Jesse JenkinsBest Practices, Lawn Care, Problem Solving, Timely Tips5 Comments

Most people (and I’m most people too) just guess how long to leave their sprinkler in one place, or how many minutes to set their automatic sprinkler zones for. 10 minutes per zone? 45 minutes? You don’t really know, and neither did I, I had just set them for 12 minutes per zone and 3 start times during the early morning of my watering day, and hoped that was good enough. I did see water reaching all areas, but I really didn’t know if it was enough or too much. Texas A&M recommends applying 1″ of water every 7 to 10 days during the active growing season, and they recommend splitting the watering into multiple applications during the same morning, so it can soak in rather than start to build up and run off (known as the cycle and soak method). 

So after years of knowing I should do this, I finally ordered a 10 pack of sprinkler gauges, 1 1/2″ capacity, for under $20. I placed one in each of my automatic sprinkler zones to measure how much water the areas are actually getting. Now I know most of my zones need 15 minutes per cycle, one needs 10 minutes, and one needs 20 minutes. It really does vary, depending on how many sprinkler heads are on a valve, and how much pipe the water has to run through before it gets to that valve. And the same thing applies to a hose and sprinkler set up!

– James Gill

5 Comments on “How Long Should You Water Your Lawn?”

  1. I live in Flour Bluff and have St Augustine Lawn. The sand does not retain moister so I have been placing soaker hoses in various area of my lawn and it has dead spots that the water doesn’t get to. The weeds are thriving. So I am pulling as many as my body will allow. I have very young puppies that eat the grass so I cannot put any weed killer down. (When the lawn was watered very well the weeds were not a problem) I’m not sure what else that I can do.

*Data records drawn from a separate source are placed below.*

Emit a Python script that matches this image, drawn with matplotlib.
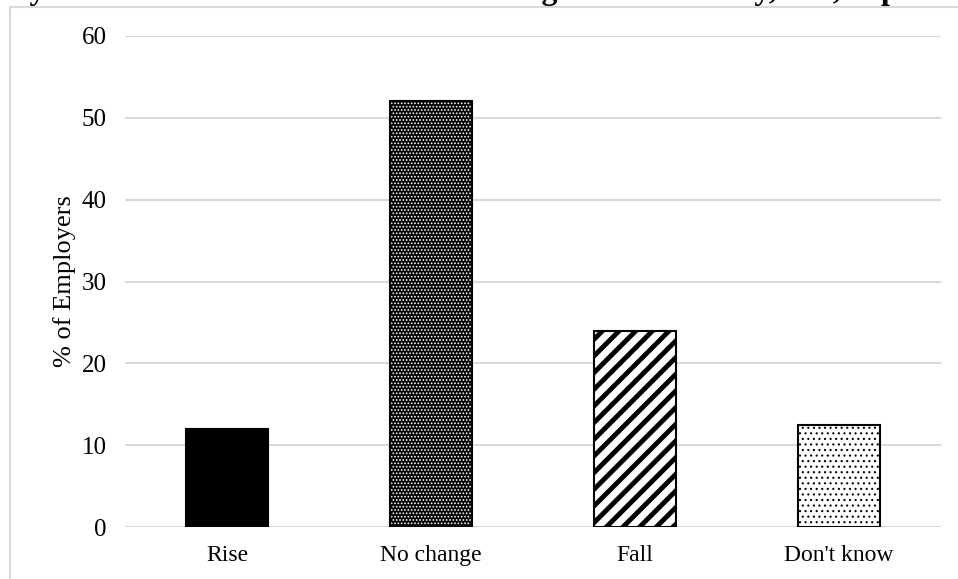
import matplotlib
matplotlib.use("Agg")
import matplotlib.pyplot as plt
from matplotlib.patches import Rectangle

# data
categories = ["Rise", "No change", "Fall", "Don't know"]
values = [12, 52, 24, 12.5]
title = "Employers' Estimated Effect of the Lowering of Productivity, UK, September 2020"
ylabel = "% of Employers"
yticks = [0, 10, 20, 30, 40, 50, 60]

plt.rcParams["font.family"] = ["Liberation Serif", "DejaVu Serif"]

W, H = 958, 579
fig = plt.figure(figsize=(W / 100, H / 100), dpi=100)
ax = fig.add_axes([125 / W, 1 - 527 / H, 816 / W, 491 / H])

x = list(range(len(categories)))
bw = 0.4

# bar styles: (face, hatch, hatch colour, hatch linewidth)
styles = [
    ("black", None, "black", 1.0),
    ("black", ".....", "white", 0.8),
    ("white", "//", "black", 3.5),
    ("white", "...", "black", 0.8),
]

for xi, v, (fc, hatch, hc, hlw) in zip(x, values, styles):
    with plt.rc_context({"hatch.linewidth": hlw}):
        ax.bar(xi, v, width=bw, color=fc, edgecolor="none", zorder=2)
        if hatch:
            ax.bar(xi, v, width=bw, color="none", edgecolor=hc,
                   hatch=hatch, linewidth=0, zorder=3)
    ax.bar(xi, v, width=bw, color="none", edgecolor="black",
           linewidth=1.5, zorder=4)

ax.set_xlim(-0.5, len(categories) - 0.5)
ax.set_ylim(0, 60)
ax.set_yticks(yticks)
ax.set_xticks(x)
ax.set_xticklabels(categories, fontsize=17)
ax.tick_params(axis="y", labelsize=18, length=0, pad=13)
ax.tick_params(axis="x", length=0, pad=13)
ax.grid(axis="y", color="#d9d9d9", linewidth=1.5, zorder=0)
ax.set_axisbelow(True)
for s in ax.spines.values():
    s.set_visible(False)
ax.axhline(0, color="#d9d9d9", linewidth=1.5, zorder=1)
ax.set_ylabel(ylabel, fontsize=19, labelpad=4)

# chart-area border (partly outside the image)
fig.patches.append(Rectangle((10 / W, -0.1), 1.2, 1 - 7 / H + 0.1,
                             transform=fig.transFigure, facecolor="none",
                             edgecolor="#d9d9d9", linewidth=1.5))

# title cut off at the top
fig.text(0.5 + 24 / W, 1 + 1 / H, title, ha="center", va="baseline",
         fontsize=23, fontweight="bold")

fig.savefig("out.png", dpi=100)
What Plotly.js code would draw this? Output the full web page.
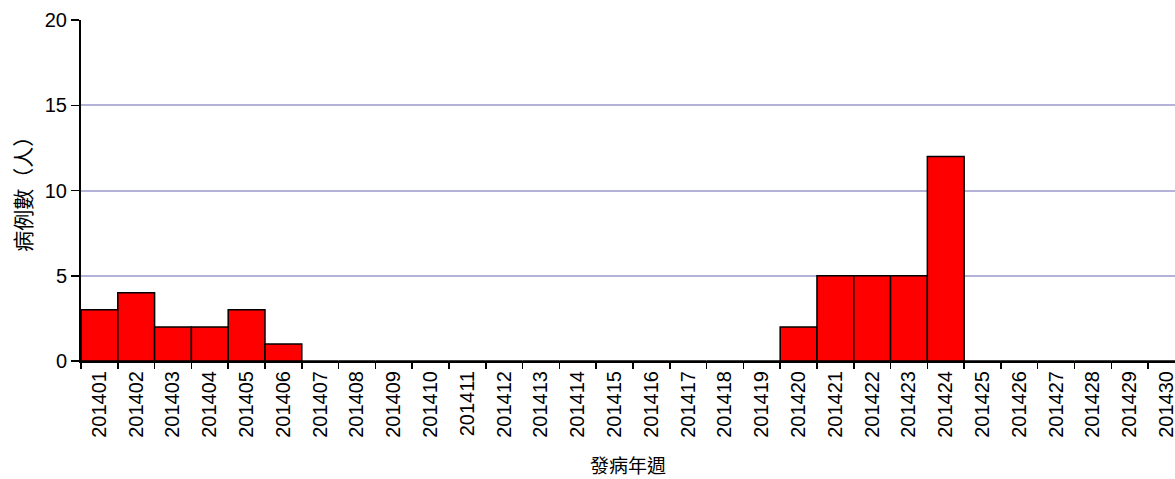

    1. Hi Corinna – try using a pulsating sprinkler to get better coverage and better saturation. We like pulsating sprinklers because the water droplets are larger and because you can adjust the height and coverage to your needs. And you’re right, focus on getting the lawn healthy rather than controlling weeds. Keeping the weeds mowed down helps to keep them from re-seeding. Water well now, then fertilize in September with organic Medina Growin’ Green.